▸ Material provided:
================
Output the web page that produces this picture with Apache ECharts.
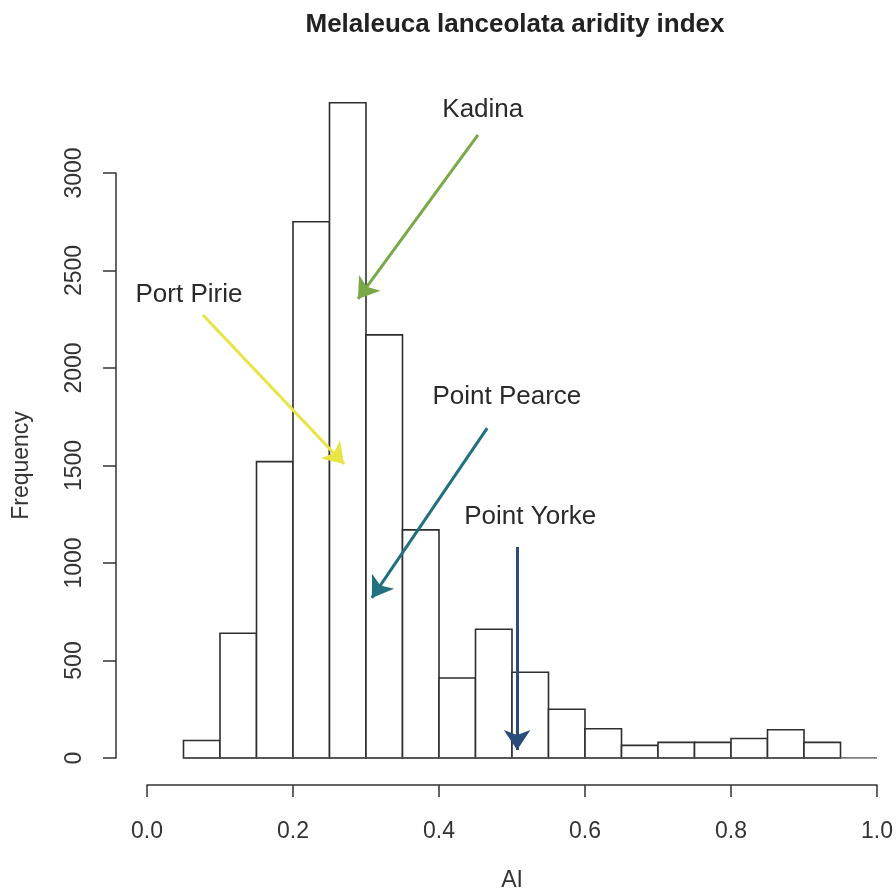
<!DOCTYPE html>
<html>
<head>
<meta charset="utf-8">
<script src="https://cdn.jsdelivr.net/npm/echarts@6/dist/echarts.min.js"></script>
<style>
html,body{margin:0;padding:0;background:#fff;}
#chart{width:896px;height:895px;}
</style>
</head>
<body>
<div id="chart"></div>
<script>
// Histogram bins (lower edges) and bin width
const binStarts = [0.05,0.10,0.15,0.20,0.25,0.30,0.35,0.40,0.45,0.50,0.55,0.60,0.65,0.70,0.75,0.80,0.85,0.90];
const binWidth = 0.05;
const counts = [90,640,1520,2750,3360,2170,1170,410,660,440,250,150,65,80,80,100,145,80];
const xTicks = [0.0,0.2,0.4,0.6,0.8,1.0];
const yTicks = [0,500,1000,1500,2000,2500,3000];

// Annotations (data coordinates)
const siteNames = ['Kadina','Port Pirie','Point Pearce','Point Yorke'];
const siteColors = ['#79a847','#e8e444','#21707e','#2b4b7b'];
const labelPos = [[0.460,3323],[0.0575,2374],[0.493,1851],[0.525,1236]];
const arrowFrom = [[0.4534,3195],[0.0767,2272],[0.466,1692],[0.507,1082]];
const arrowTo = [[0.289,2354],[0.270,1508],[0.308,821],[0.507,41]];

const FONT = '"Liberation Sans", Arial, Helvetica, sans-serif';
const AXC = '#333';

const chart = echarts.init(document.getElementById('chart'), null, {renderer:'canvas'});

const option = {
  backgroundColor:'#fff',
  animation:false,
  title:{
    text:'Melaleuca lanceolata aridity index',
    left:510, top:7, textAlign:'center',
    textStyle:{fontFamily:FONT,fontWeight:'bold',fontSize:26,color:'#222'}
  },
  grid:[
    {left:147,right:19,top:95,bottom:137,containLabel:false,outerBoundsMode:'none'},
    {left:116,width:1,top:173,bottom:137,containLabel:false,outerBoundsMode:'none'}
  ],
  xAxis:[
    {type:'value',gridIndex:0,min:0,max:1,interval:0.2,offset:27,
     name:'AI',nameLocation:'middle',nameGap:84,
     nameTextStyle:{fontFamily:FONT,fontSize:23,color:AXC},
     axisLine:{show:true,onZero:false,lineStyle:{color:AXC,width:1.5}},
     axisTick:{show:true,length:12,lineStyle:{color:AXC,width:1.5}},
     axisLabel:{margin:35,fontFamily:FONT,fontSize:23,color:AXC,
       formatter:v=>{const t=xTicks.find(x=>Math.abs(x-v)<1e-9);return t===undefined?'':t.toFixed(1);}},
     splitLine:{show:false}},
    {type:'value',gridIndex:1,show:false,min:0,max:1}
  ],
  yAxis:[
    {type:'value',gridIndex:0,min:0,max:3400,show:false,splitLine:{show:false}},
    {type:'value',gridIndex:1,min:0,max:3000,interval:500,position:'left',
     name:'Frequency',nameLocation:'middle',nameGap:83,nameRotate:90,
     nameTextStyle:{fontFamily:FONT,fontSize:23,color:AXC},
     axisLine:{show:true,onZero:false,lineStyle:{color:AXC,width:1.5}},
     axisTick:{show:true,length:13,lineStyle:{color:AXC,width:1.5}},
     axisLabel:{rotate:90,margin:30,fontFamily:FONT,fontSize:23,color:AXC,
       formatter:v=>yTicks.indexOf(v)>=0?String(v):''},
     splitLine:{show:false}}
  ],
  series:[
    {
      type:'custom',xAxisIndex:0,yAxisIndex:0,silent:true,
      data:binStarts.map((b,i)=>[b,b+binWidth,counts[i]]),
      renderItem:function(params,api){
        const p0=api.coord([api.value(0),0]);
        const p1=api.coord([api.value(1),api.value(2)]);
        return {type:'rect',
          shape:{x:p0[0],y:p1[1],width:p1[0]-p0[0],height:p0[1]-p1[1]},
          style:{fill:'#fff',stroke:'#2e2e2e',lineWidth:1.6}};
      },
      z:2
    },
    {
      type:'line',xAxisIndex:0,yAxisIndex:0,silent:true,symbol:'none',
      data:[[binStarts[0],0],[1.0,0]],
      lineStyle:{color:'#555',width:1.5},z:3
    },
    {
      type:'lines',coordinateSystem:'cartesian2d',xAxisIndex:0,yAxisIndex:0,silent:true,
      symbol:['none','arrow'],symbolSize:[16,20],
      data:siteNames.map((n,i)=>({coords:[arrowFrom[i],arrowTo[i]],
        lineStyle:{color:siteColors[i],width:3,opacity:1}})),
      z:5
    },
    {
      type:'scatter',xAxisIndex:0,yAxisIndex:0,silent:true,symbolSize:0,
      itemStyle:{opacity:1},
      data:siteNames.map((n,i)=>({name:n,value:labelPos[i]})),
      label:{show:true,position:'inside',formatter:p=>p.name,opacity:1,
        fontFamily:FONT,fontSize:26,color:'#2a2a2a'},
      z:6
    }
  ]
};
chart.setOption(option);
</script>
</body>
</html>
================
▸ Exercise requirements: Please extract exactly the lines of the data, from the first through the line containing "const AXC = '#333';", and add no pictures to the copy.

▸ Complete answer:
Output the web page that produces this picture with Apache ECharts.
<!DOCTYPE html>
<html>
<head>
<meta charset="utf-8">
<script src="https://cdn.jsdelivr.net/npm/echarts@6/dist/echarts.min.js"></script>
<style>
html,body{margin:0;padding:0;background:#fff;}
#chart{width:896px;height:895px;}
</style>
</head>
<body>
<div id="chart"></div>
<script>
// Histogram bins (lower edges) and bin width
const binStarts = [0.05,0.10,0.15,0.20,0.25,0.30,0.35,0.40,0.45,0.50,0.55,0.60,0.65,0.70,0.75,0.80,0.85,0.90];
const binWidth = 0.05;
const counts = [90,640,1520,2750,3360,2170,1170,410,660,440,250,150,65,80,80,100,145,80];
const xTicks = [0.0,0.2,0.4,0.6,0.8,1.0];
const yTicks = [0,500,1000,1500,2000,2500,3000];

// Annotations (data coordinates)
const siteNames = ['Kadina','Port Pirie','Point Pearce','Point Yorke'];
const siteColors = ['#79a847','#e8e444','#21707e','#2b4b7b'];
const labelPos = [[0.460,3323],[0.0575,2374],[0.493,1851],[0.525,1236]];
const arrowFrom = [[0.4534,3195],[0.0767,2272],[0.466,1692],[0.507,1082]];
const arrowTo = [[0.289,2354],[0.270,1508],[0.308,821],[0.507,41]];

const FONT = '"Liberation Sans", Arial, Helvetica, sans-serif';
const AXC = '#333';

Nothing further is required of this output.